A modelling approach for quantifying volcanic sulphur dioxide concentrations at flight altitudes and the potential hazard to aircraft occupants

Abstract

AbstractVolcanic eruptions can emit large quantities of sulphur dioxide (SO2) into the atmosphere, which can be harmful to people and the environment. Aircraft encounters with a volcanic SO2 cloud could represent a health hazard to crew and passengers onboard. In this study we have assessed concentration levels of volcanic SO2 in the atmosphere following eight historic eruptions and use four-dimensional dispersion model simulation data to calculate when and where the World Health Organisation (WHO) health protection guideline for SO2 of 500 μgm-3 over 10 minutes is exceeded.
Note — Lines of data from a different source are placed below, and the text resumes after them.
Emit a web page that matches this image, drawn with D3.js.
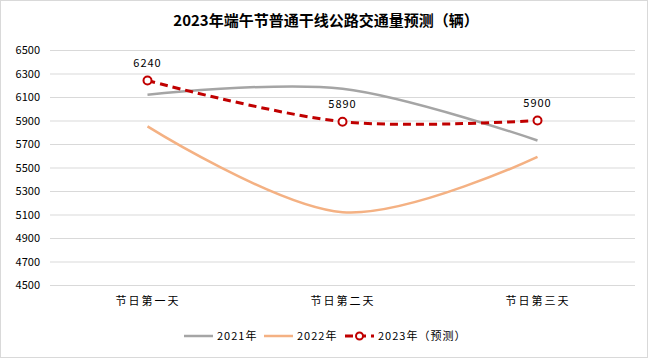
<!DOCTYPE html>
<html><head><meta charset="utf-8">
<script src="https://cdn.jsdelivr.net/npm/d3@7"></script>
<style>body{margin:0;background:#fff}svg{display:block}</style>
</head><body>
<svg id="c" width="652" height="359"></svg>
<script>
const categories = ["节日第一天", "节日第二天", "节日第三天"];
const values2021 = [6120, 6170, 5730];
const values2022 = [5850, 5120, 5590];
const values2023 = [6240, 5890, 5900];
const seriesNames = ["2021年", "2022年", "2023年（预测）"];
const yTicks = [4500, 4700, 4900, 5100, 5300, 5500, 5700, 5900, 6100, 6300, 6500];
const title = "2023年端午节普通干线公路交通量预测（辆）";

const svg = d3.select("#c");
const font = "'Noto Sans CJK SC', 'Noto Sans', sans-serif";
svg.append("rect").attr("x", 0.5).attr("y", 0.5).attr("width", 647).attr("height", 357)
  .attr("fill", "#fff").attr("stroke", "#d9d9d9");

const L = 50, R = 635, T = 50, B = 285;
const x = d3.scalePoint().domain(categories).range([L, R]).padding(0.5);
const y = d3.scaleLinear().domain([4500, 6500]).range([B, T]);

svg.append("text").attr("x", 326).attr("y", 26).attr("text-anchor", "middle")
  .attr("font-family", font).attr("font-weight", "bold").attr("font-size", 15).attr("fill", "#000")
  .text(title);

const yAxis = svg.append("g").attr("transform", `translate(${L},0)`)
  .call(d3.axisLeft(y).tickValues(yTicks).tickSize(-(R - L)).tickPadding(10).tickFormat(d3.format("d")));
yAxis.select(".domain").remove();
yAxis.selectAll("line").attr("stroke", "#d9d9d9");
yAxis.selectAll("text").attr("font-family", font).attr("font-size", 11).attr("fill", "#000");

const xAxis = svg.append("g").attr("transform", `translate(0,${B})`)
  .call(d3.axisBottom(x).tickSize(0).tickPadding(12));
xAxis.select(".domain").remove();
xAxis.selectAll("text").attr("font-family", font).attr("font-size", 11).attr("fill", "#000")
  .attr("letter-spacing", "2px");

const line = d3.line().x((d, i) => x(categories[i])).y(d => y(d)).curve(d3.curveCardinal.tension(0));

svg.append("path").datum(values2021).attr("d", line).attr("fill", "none")
  .attr("stroke", "#a5a5a5").attr("stroke-width", 2.5);
svg.append("path").datum(values2022).attr("d", line).attr("fill", "none")
  .attr("stroke", "#f4b183").attr("stroke-width", 2.5);
svg.append("path").datum(values2023).attr("d", line).attr("fill", "none")
  .attr("stroke", "#c00000").attr("stroke-width", 3).attr("stroke-dasharray", "8,5");

svg.selectAll(".m").data(values2023).enter().append("circle")
  .attr("cx", (d, i) => x(categories[i])).attr("cy", d => y(d)).attr("r", 4)
  .attr("fill", "#fff").attr("stroke", "#c00000").attr("stroke-width", 2);

svg.selectAll(".lbl").data(values2023).enter().append("text")
  .attr("x", (d, i) => x(categories[i])).attr("y", d => y(d) - 14)
  .attr("text-anchor", "middle").attr("font-family", font).attr("font-size", 11)
  .attr("letter-spacing", "1px").attr("fill", "#000").text(d => d);

// legend
const lg = svg.append("g").attr("font-family", font).attr("font-size", 11);
const items = [
  {x: 184, color: "#a5a5a5", dash: null, marker: false, w: 2.5},
  {x: 264, color: "#f4b183", dash: null, marker: false, w: 2.5},
  {x: 345, color: "#c00000", dash: "8,5", marker: true, w: 3}
];
items.forEach((it, i) => {
  const ly = 336;
  lg.append("line").attr("x1", it.x).attr("x2", it.x + 29).attr("y1", ly).attr("y2", ly)
    .attr("stroke", it.color).attr("stroke-width", it.w).attr("stroke-dasharray", it.dash);
  if (it.marker) lg.append("circle").attr("cx", it.x + 14.5).attr("cy", ly).attr("r", 3.5)
    .attr("fill", "#fff").attr("stroke", it.color).attr("stroke-width", 2);
  lg.append("text").attr("x", it.x + 33).attr("y", ly + 4).attr("fill", "#000")
    .attr("letter-spacing", "1px").text(seriesNames[i]);
});
</script>
</body></html>
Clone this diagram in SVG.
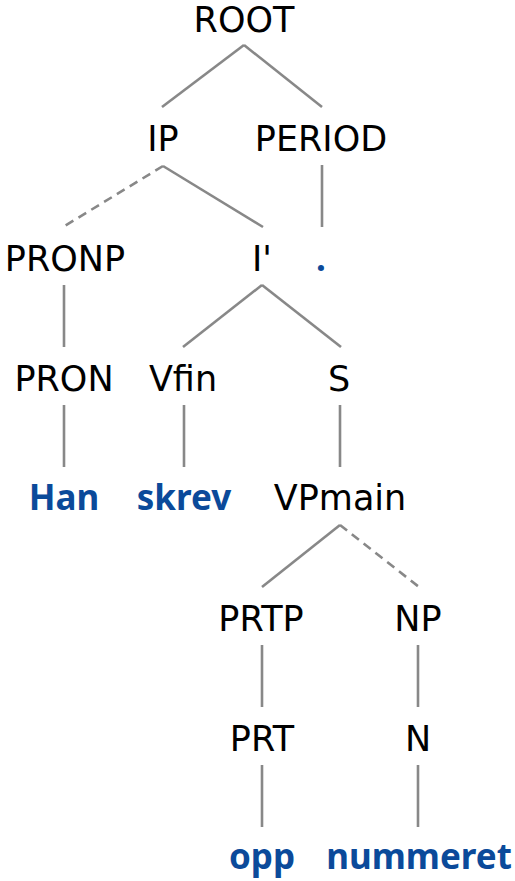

The time and area of exceedance varies and depends on the eruption characteristics: the amount, duration and height of the SO2 release. The WHO-based guideline value is exceeded for all historic eruptions considered. In several cases, the area delineated by the WHO-based guideline, here called the SO2 hazard area, can be considerably larger than the volcanic ash hazard area for the same eruption. SO2 hazard areas also often extend over a longer period of time compared to the equivalent ash advisories. For example, following the 2019 eruption of Raikoke, the SO2 hazard area reached up to 1.7 million km2 and the WHO-based guideline value was exceeded for about two weeks, while volcanic ash was considered hazardous to aviation for about five days. These results will help the aviation industry to better understand the potential risks to their passengers and crew from volcanic SO2, and aid in defining concentration thresholds for any potential volcanic SO2 forecasts for aviation.